En traçant ces lignes de force entre disciplines et matériaux, Christine Jean révèle la part cachée de la nature, ce que les yeux ne perçoivent pas mais que l’art rend sensible. En effet, l’alchimie orchestrée par l’artiste, n’est plus une simple métaphore de la nature, elle en devient l’écho.
L’esthétique du palimpseste
Ses grandes toiles majestueuses deviennent paysages en mutation, champs d’énergie où la matière semble danser sous le regard, comme si elles capturaient une tension magnétique. La taille importante de certaines œuvres renforce cette immersion sensorielle, et chaque détail devient une striation de la mémoire, une trace de temporalités superposées.
Ce projet de vie est à l’image d’un palimpseste : chaque œuvre, chaque matériau, est un territoire en constante redéfinition, à la fois mémoire du passé et ouverture vers l’avenir. L’accumulation des couches successives, à la manière des strates géologiques, révèle une mémoire de l’action artistique qui se déploie devant nos yeux. De ce fait, l’œuvre est un espace palpitant où la matière se souvient des gestes passés et anticipe ceux à venir. L’effacement n’est jamais une disparition mais une autre forme de présence, une respiration du temps qui donne à chaque œuvre une profondeur quasi métaphysique.
De glace et de feu
Le diptyque monumental incarne la confrontation des éléments dans une tension picturale intense. Réalisée sur plusieurs décennies, cette œuvre a émergé à travers des intervalles de travail prolongés, où chaque session de peinture a été marquée par une action immédiate et spontanée qui donne progressivement naissance à une accumulation de strates traduisant la complexité de la métamorphose naturelle. Les surfaces semblent s’ouvrir et se refermer, tantôt éclatantes de lumière, tantôt sombres et mystérieuses. Le rouge, le bleu, le jaune et le vert se heurtent et se fondent, traduisant l’idée que tout se transforme. Le regard traverse des paysages mentaux où le froid et le feu se rencontrent dans une danse incandescente et minérale, révélant des champs énergétiques en perpétuel mouvement. L’œuvre, marquée par des gestes amples et des recouvrements successifs, devient une carte sensible d’un voyage temporel où chaque couleur et chaque ligne semblent se métamorphoser sous l’action d’une force intérieure. Cette matérialité traduit un dialogue permanent entre ce qui est figé et ce qui cherche à s’échapper, entre la mémoire des couches antérieures et la réinvention incessante d’un nouveau champ pictural.
Champs magnétiques
Christine Jean déploie ici un cosmos pictural où les forces d’attraction et de répulsion se traduisent par une composition d’une richesse fascinante. Inspirée par la théorie du vortex de Descartes, l’œuvre juxtapose des sphères, des cercles, des points, et des lignes qui tourbillonnent et se rencontrent dans un bal hypnotique. La structure de l’œuvre évoque les tracés cartésiens tout en convoquant la fluidité et l’aléatoire des phénomènes naturels. À l’image des pôles magnétiques qui attirent et repoussent, les formes noires, rappelant les troncs d’arbres et les Torii japonais, s’inscrivent dans l’espace comme des portails menant à une autre dimension. Les feuilles de cuivre, soumises à l’acide et à l’eau, créent des textures organiques, tandis que l’encre de Chine trace des contours qui se dilatent et se contractent, donnant naissance à une topographie où le temps semble suspendu. Cet enchevêtrement de matières et de gestes traduit la volonté de l’artiste de capter l’invisible, d’emprisonner la vibration des énergies cosmiques dans une surface peinte. La matière se décompose, se recompose, oscillant entre présence et absence, entre mémoire et effacement, dans une quête de captation des énergies qui animent le monde.
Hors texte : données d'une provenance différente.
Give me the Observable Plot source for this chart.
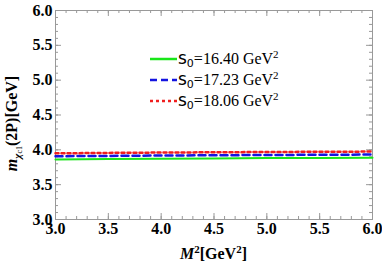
<!DOCTYPE html>
<html><head><meta charset="utf-8">
<script src="https://cdn.jsdelivr.net/npm/d3@7"></script>
<script src="https://cdn.jsdelivr.net/npm/@observablehq/plot@0.6"></script>
<style>body{margin:0;background:#fff;} svg{display:block;}</style>
</head><body><div id="chart"></div>
<script>
// Data
const m2 = [3.0, 3.5, 4.0, 4.5, 5.0, 5.5, 6.0];
const massS1640 = [3.862, 3.868, 3.873, 3.877, 3.881, 3.884, 3.887];
const massS1723 = [3.908, 3.913, 3.918, 3.922, 3.926, 3.929, 3.932];
const massS1806 = [3.950, 3.956, 3.961, 3.965, 3.969, 3.972, 3.975];
const s0Labels = ["16.40", "17.23", "18.06"];
const seriesColors = ["#19e619", "#1414e0", "#f01e1e"];
const seriesDash = [null, "7,4", "3,3"];
const xTicks = [3.0, 3.5, 4.0, 4.5, 5.0, 5.5, 6.0];
const yTicks = [3.0, 3.5, 4.0, 4.5, 5.0, 5.5, 6.0];

const W = 382, H = 273, mt = 10, mb = 54, ml = 55, mr = 10;
const fh = H - mt - mb, fw = W - ml - mr;
const xMinor = d3.range(30, 61).map(d => d / 10);
const yMinor = d3.range(30, 61).map(d => d / 10);
const serif = "Liberation Serif, Times New Roman, serif";
const grey = "#999";

const series = [massS1640, massS1723, massS1806];
const marks = [
  Plot.tickX(xMinor, {x: d => d, stroke: grey, insetTop: fh - 3}),
  Plot.tickX(xMinor, {x: d => d, stroke: grey, insetBottom: fh - 3}),
  Plot.tickX(xTicks, {x: d => d, stroke: grey, insetTop: fh - 6}),
  Plot.tickX(xTicks, {x: d => d, stroke: grey, insetBottom: fh - 6}),
  Plot.tickY(yMinor, {y: d => d, stroke: grey, insetRight: fw - 3}),
  Plot.tickY(yMinor, {y: d => d, stroke: grey, insetLeft: fw - 3}),
  Plot.tickY(yTicks, {y: d => d, stroke: grey, insetRight: fw - 6}),
  Plot.tickY(yTicks, {y: d => d, stroke: grey, insetLeft: fw - 6}),
  Plot.frame({stroke: grey}),
  Plot.text(xTicks, {x: d => d, frameAnchor: "bottom", dy: 14, text: d => d.toFixed(1),
    fontWeight: "bold", fontSize: 16, fontFamily: serif, fill: "black"}),
  Plot.text(yTicks, {y: d => d, frameAnchor: "left", textAnchor: "end", dx: -3, text: d => d.toFixed(1),
    fontWeight: "bold", fontSize: 16, fontFamily: serif, fill: "black"})
];
series.forEach((vals, i) => {
  marks.push(Plot.line(m2.map((x, j) => ({x, y: vals[j]})), {
    x: "x", y: "y", stroke: seriesColors[i], strokeWidth: i === 0 ? 2 : 2.5,
    strokeDasharray: seriesDash[i] || undefined
  }));
});

const svg = Plot.plot({
  width: W, height: H, marginTop: mt, marginBottom: mb, marginLeft: ml, marginRight: mr,
  x: {domain: [3, 6], axis: null},
  y: {domain: [3, 6], axis: null},
  style: {background: "white", overflow: "visible"},
  marks
});
document.getElementById("chart").append(svg);

const s = d3.select(svg);
// Y axis title
const yt = s.append("text")
  .attr("transform", `translate(17,${mt + fh / 2 + 9}) rotate(-90)`)
  .attr("text-anchor", "middle")
  .attr("font-family", serif).attr("font-weight", "bold").attr("font-size", 16).attr("fill", "black");
yt.append("tspan").attr("font-style", "italic").text("m");
yt.append("tspan").attr("font-size", 11).attr("font-style", "italic").attr("dy", 4).text("χ");
yt.append("tspan").attr("font-size", 8).attr("font-weight", "normal").attr("dy", 1).text("c1");
yt.append("tspan").attr("dy", -5).text("(2P)[GeV]");

// X axis title
const xt = s.append("text")
  .attr("x", ml + fw / 2).attr("y", H - 14)
  .attr("text-anchor", "middle")
  .attr("font-family", serif).attr("font-weight", "bold").attr("font-size", 16).attr("fill", "black");
xt.append("tspan").attr("font-style", "italic").text("M");
xt.append("tspan").attr("font-size", 11).attr("dy", -6).text("2");
xt.append("tspan").attr("dy", 6).text("[GeV");
xt.append("tspan").attr("font-size", 11).attr("dy", -6).text("2");
xt.append("tspan").attr("dy", 6).text("]");

// Legend
const lg = s.append("g").attr("transform", "translate(150,59)");
s0Labels.forEach((lab, i) => {
  const g = lg.append("g").attr("transform", `translate(0,${i * 21})`);
  g.append("line").attr("x1", 0).attr("x2", 27).attr("y1", 0).attr("y2", 0)
    .attr("stroke", seriesColors[i]).attr("stroke-width", 2.5)
    .attr("stroke-dasharray", seriesDash[i]);
  const t = g.append("text").attr("x", 28).attr("y", 5).attr("text-anchor", "start")
    .attr("font-family", serif).attr("font-size", 16).attr("fill", "black");
  t.append("tspan").attr("font-family", "DejaVu Sans").attr("font-size", 17).text("s");
  t.append("tspan").attr("font-family", "DejaVu Sans").attr("font-size", 11).attr("dy", 3).text("0");
  t.append("tspan").attr("dy", -3).text("=" + lab + " GeV");
  t.append("tspan").attr("font-size", 11).attr("dy", -6).text("2");
});
</script>
</body></html>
Christine Jean est née en 1957 à Sainte-Adresse. Elle vit et travaille à Paris.
Les forces à l’œuvre dans la nature résonnent avec les processus qui opèrent dans sa pratique à travers l’expérience des matières – peinture, fusain, photographie, encre, vidéo et son. Depuis 2020 Christine Jean s’est engagée dans un projet au long cours dont ses carnets de travail sont le moteur : L’Horizon des événements est un projet exploratoire.
Son travail a été montré au sein d’institutions et de galeries en France et à l’étranger : Musée d’art et d’archéologie de Périgueux, galerie de la Manufacture d’Aix-en-Provence, MLAC-Rome, musée ethno-botanique de Salagon, musée de l’Abbaye de Saint-Riquier, musée de Toulon, Fabrique centre d’art-Montreuil, Centre d’art sacré de Lille, Institut français de Hanoi, musées de Beijing, Shenzhen, ChongQing, galerie Area-Paris, galerie Exit artcontemporain, galeries Pin-Bielfeld, Ricarda Fox-Essen, StudioL2-Stockholm.
En 2018, elle a reçu le Prix de la Fondation Simone et Cino Del Duca à l’Institut de France pour l’ensemble de son œuvre.